Source code of charts ->
--- START ---

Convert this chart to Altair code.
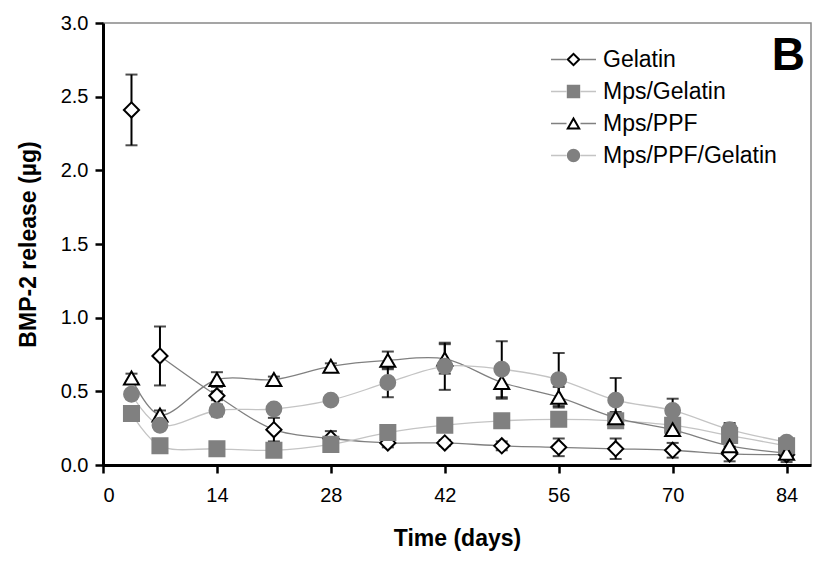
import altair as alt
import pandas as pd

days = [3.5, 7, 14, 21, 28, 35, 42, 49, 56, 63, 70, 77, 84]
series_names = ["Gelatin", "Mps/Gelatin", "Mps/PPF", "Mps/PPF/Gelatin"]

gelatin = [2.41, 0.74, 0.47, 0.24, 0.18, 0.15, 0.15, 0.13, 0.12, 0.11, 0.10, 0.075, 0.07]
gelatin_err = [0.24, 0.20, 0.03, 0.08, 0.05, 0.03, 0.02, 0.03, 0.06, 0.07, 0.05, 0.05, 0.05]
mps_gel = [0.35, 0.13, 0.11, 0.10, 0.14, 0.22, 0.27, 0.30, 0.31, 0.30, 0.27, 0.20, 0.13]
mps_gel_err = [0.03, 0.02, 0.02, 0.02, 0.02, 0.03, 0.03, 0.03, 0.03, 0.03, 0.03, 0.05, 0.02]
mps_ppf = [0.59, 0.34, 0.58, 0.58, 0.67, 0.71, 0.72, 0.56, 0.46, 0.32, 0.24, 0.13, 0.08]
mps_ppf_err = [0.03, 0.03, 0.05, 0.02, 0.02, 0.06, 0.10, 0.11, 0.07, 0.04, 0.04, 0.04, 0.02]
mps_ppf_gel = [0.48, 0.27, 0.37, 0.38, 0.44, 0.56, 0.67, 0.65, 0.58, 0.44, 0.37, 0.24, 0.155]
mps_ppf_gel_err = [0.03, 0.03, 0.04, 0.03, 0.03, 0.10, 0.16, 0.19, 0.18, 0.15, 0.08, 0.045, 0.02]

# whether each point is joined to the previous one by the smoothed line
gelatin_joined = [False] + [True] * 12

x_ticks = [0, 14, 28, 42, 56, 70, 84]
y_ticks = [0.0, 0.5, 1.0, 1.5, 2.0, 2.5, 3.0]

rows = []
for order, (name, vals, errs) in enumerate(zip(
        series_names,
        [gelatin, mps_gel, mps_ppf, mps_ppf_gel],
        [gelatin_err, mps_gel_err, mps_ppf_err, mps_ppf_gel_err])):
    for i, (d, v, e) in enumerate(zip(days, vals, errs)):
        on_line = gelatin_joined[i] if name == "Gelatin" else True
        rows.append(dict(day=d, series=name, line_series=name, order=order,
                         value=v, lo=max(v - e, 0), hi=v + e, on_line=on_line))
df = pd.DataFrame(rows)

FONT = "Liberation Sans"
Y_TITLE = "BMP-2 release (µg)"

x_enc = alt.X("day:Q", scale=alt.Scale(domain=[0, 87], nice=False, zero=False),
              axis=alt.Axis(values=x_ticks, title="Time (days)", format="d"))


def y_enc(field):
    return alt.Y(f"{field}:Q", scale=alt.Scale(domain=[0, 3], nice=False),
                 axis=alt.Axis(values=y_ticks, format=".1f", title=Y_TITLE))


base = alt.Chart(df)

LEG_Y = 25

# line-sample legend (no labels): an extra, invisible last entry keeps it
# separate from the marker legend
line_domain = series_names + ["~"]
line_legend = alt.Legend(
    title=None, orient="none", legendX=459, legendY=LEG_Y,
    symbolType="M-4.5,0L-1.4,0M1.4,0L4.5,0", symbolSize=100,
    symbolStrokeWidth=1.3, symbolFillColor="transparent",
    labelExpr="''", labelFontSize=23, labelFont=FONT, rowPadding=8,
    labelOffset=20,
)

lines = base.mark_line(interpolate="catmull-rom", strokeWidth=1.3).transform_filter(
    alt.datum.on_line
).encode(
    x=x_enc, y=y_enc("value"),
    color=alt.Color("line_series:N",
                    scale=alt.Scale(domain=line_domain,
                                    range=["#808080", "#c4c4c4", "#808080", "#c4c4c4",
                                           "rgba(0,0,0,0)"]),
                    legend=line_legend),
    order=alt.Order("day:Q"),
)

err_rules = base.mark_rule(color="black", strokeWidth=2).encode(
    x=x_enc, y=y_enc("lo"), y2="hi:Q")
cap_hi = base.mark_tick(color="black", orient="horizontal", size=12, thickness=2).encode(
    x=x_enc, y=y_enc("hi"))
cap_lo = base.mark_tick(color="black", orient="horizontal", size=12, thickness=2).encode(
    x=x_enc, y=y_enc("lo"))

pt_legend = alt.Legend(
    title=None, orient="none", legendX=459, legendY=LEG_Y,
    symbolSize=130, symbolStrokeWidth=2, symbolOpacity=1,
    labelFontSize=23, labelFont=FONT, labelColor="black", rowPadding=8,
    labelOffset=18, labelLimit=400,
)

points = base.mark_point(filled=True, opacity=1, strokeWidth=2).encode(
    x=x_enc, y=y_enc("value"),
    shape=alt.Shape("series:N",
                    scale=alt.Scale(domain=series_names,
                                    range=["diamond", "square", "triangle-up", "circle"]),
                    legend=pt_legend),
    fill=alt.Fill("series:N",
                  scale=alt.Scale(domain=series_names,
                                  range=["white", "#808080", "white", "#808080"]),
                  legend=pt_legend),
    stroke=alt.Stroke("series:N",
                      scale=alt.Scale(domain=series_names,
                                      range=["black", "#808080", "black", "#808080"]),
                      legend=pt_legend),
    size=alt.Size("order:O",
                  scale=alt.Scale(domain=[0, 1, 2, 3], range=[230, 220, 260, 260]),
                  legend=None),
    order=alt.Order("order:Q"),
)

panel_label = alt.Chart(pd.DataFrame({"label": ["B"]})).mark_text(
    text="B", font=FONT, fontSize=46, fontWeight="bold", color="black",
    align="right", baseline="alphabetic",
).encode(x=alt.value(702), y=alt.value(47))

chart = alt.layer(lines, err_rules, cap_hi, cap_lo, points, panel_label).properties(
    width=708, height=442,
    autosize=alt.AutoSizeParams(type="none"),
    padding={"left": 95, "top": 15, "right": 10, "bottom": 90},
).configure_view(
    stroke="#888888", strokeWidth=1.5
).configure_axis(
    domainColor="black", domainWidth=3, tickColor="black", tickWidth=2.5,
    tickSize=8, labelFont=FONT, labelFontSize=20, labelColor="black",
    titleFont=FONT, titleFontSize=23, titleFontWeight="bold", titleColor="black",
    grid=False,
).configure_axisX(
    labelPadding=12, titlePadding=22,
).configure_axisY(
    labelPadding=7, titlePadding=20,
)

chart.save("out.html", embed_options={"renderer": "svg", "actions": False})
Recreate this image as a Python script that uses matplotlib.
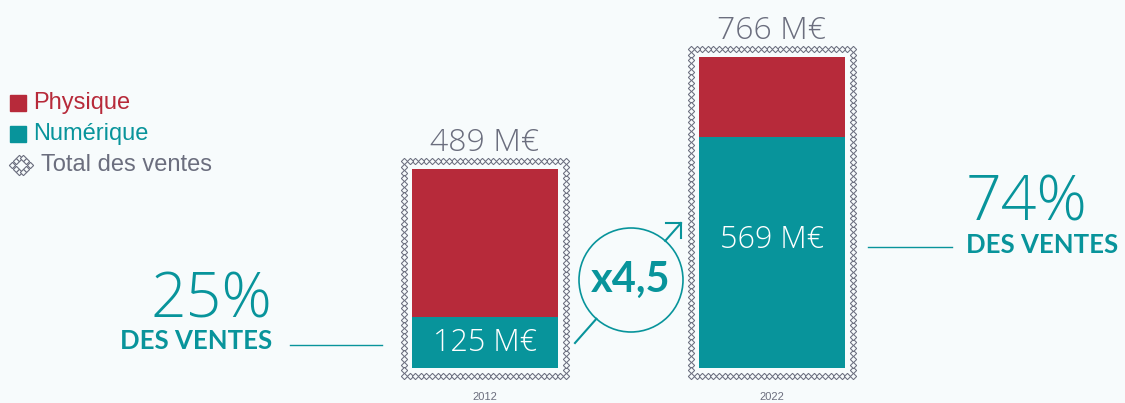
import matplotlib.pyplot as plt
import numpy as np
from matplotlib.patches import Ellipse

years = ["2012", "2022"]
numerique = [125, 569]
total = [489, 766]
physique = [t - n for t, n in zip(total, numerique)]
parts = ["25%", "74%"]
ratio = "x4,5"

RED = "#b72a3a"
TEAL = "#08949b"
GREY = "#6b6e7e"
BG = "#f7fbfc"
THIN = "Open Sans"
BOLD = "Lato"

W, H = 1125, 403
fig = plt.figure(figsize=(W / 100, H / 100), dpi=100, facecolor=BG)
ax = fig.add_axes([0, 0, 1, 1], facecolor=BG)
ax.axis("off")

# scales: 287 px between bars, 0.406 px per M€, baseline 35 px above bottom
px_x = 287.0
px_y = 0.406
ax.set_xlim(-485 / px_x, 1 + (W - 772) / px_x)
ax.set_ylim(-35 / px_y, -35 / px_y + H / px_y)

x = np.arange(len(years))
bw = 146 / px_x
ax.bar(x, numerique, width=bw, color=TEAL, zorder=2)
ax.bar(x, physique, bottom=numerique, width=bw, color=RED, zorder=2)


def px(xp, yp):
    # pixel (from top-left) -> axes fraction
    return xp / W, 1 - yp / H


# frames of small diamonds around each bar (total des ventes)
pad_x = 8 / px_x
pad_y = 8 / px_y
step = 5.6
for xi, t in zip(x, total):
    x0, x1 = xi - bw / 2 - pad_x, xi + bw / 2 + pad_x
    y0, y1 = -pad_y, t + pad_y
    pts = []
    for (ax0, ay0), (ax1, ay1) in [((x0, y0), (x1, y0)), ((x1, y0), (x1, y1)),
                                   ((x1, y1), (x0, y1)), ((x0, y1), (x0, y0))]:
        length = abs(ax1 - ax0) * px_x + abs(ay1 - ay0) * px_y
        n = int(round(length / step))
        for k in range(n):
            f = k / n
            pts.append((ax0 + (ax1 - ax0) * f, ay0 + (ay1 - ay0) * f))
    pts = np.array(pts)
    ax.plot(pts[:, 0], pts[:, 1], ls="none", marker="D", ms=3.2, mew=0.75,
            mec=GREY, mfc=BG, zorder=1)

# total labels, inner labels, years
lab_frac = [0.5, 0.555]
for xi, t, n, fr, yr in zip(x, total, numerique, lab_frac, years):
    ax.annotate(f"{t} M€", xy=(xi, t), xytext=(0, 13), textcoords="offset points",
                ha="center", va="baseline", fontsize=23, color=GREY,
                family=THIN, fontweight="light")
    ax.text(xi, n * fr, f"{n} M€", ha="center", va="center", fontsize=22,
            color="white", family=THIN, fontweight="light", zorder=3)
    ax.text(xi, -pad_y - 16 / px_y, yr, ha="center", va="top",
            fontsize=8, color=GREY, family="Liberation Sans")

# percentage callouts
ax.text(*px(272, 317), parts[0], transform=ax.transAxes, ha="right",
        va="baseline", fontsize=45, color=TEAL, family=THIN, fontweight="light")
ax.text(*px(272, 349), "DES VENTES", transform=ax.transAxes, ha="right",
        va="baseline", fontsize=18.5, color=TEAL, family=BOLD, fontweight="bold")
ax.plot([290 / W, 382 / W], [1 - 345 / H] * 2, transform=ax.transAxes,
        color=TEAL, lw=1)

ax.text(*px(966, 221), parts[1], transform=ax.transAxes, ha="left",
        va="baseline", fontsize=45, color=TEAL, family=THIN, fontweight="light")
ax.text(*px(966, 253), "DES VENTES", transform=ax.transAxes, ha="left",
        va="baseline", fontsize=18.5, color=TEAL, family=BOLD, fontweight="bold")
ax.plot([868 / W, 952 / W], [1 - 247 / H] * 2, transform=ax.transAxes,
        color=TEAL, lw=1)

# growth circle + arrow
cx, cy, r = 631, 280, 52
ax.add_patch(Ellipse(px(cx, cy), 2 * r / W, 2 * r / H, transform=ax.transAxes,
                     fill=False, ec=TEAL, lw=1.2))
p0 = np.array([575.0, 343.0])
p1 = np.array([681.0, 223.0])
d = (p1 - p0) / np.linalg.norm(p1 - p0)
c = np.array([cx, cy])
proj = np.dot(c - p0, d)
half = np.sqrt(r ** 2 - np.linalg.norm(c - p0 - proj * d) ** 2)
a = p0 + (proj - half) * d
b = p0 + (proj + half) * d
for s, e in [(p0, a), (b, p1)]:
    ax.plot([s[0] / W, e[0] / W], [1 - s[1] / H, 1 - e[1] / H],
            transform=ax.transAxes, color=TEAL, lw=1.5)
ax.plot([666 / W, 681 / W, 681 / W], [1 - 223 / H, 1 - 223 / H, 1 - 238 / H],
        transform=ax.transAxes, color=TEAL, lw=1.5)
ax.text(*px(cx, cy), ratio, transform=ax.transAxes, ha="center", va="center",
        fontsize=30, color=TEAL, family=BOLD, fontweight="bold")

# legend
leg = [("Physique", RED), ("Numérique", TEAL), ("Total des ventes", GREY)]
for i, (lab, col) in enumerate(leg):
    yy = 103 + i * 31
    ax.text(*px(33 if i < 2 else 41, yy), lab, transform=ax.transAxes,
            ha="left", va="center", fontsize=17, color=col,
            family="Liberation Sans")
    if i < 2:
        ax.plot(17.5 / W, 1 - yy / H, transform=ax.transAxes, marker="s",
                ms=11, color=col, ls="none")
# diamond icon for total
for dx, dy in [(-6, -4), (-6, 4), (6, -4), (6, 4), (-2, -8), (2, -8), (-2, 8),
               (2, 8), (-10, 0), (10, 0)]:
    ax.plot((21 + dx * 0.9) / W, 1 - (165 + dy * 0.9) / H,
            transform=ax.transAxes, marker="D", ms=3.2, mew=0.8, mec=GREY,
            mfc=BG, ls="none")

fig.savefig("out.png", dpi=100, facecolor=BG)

--- END ---

WHAT IS EXPECTED -> Both the first line of the records above and the line containing "0.08, 0.045, 0.02]" belong in the copy; please return them and every line between, exactly, minus the pictures.

REPLY ->
Convert this chart to Altair code.
import altair as alt
import pandas as pd

days = [3.5, 7, 14, 21, 28, 35, 42, 49, 56, 63, 70, 77, 84]
series_names = ["Gelatin", "Mps/Gelatin", "Mps/PPF", "Mps/PPF/Gelatin"]

gelatin = [2.41, 0.74, 0.47, 0.24, 0.18, 0.15, 0.15, 0.13, 0.12, 0.11, 0.10, 0.075, 0.07]
gelatin_err = [0.24, 0.20, 0.03, 0.08, 0.05, 0.03, 0.02, 0.03, 0.06, 0.07, 0.05, 0.05, 0.05]
mps_gel = [0.35, 0.13, 0.11, 0.10, 0.14, 0.22, 0.27, 0.30, 0.31, 0.30, 0.27, 0.20, 0.13]
mps_gel_err = [0.03, 0.02, 0.02, 0.02, 0.02, 0.03, 0.03, 0.03, 0.03, 0.03, 0.03, 0.05, 0.02]
mps_ppf = [0.59, 0.34, 0.58, 0.58, 0.67, 0.71, 0.72, 0.56, 0.46, 0.32, 0.24, 0.13, 0.08]
mps_ppf_err = [0.03, 0.03, 0.05, 0.02, 0.02, 0.06, 0.10, 0.11, 0.07, 0.04, 0.04, 0.04, 0.02]
mps_ppf_gel = [0.48, 0.27, 0.37, 0.38, 0.44, 0.56, 0.67, 0.65, 0.58, 0.44, 0.37, 0.24, 0.155]
mps_ppf_gel_err = [0.03, 0.03, 0.04, 0.03, 0.03, 0.10, 0.16, 0.19, 0.18, 0.15, 0.08, 0.045, 0.02]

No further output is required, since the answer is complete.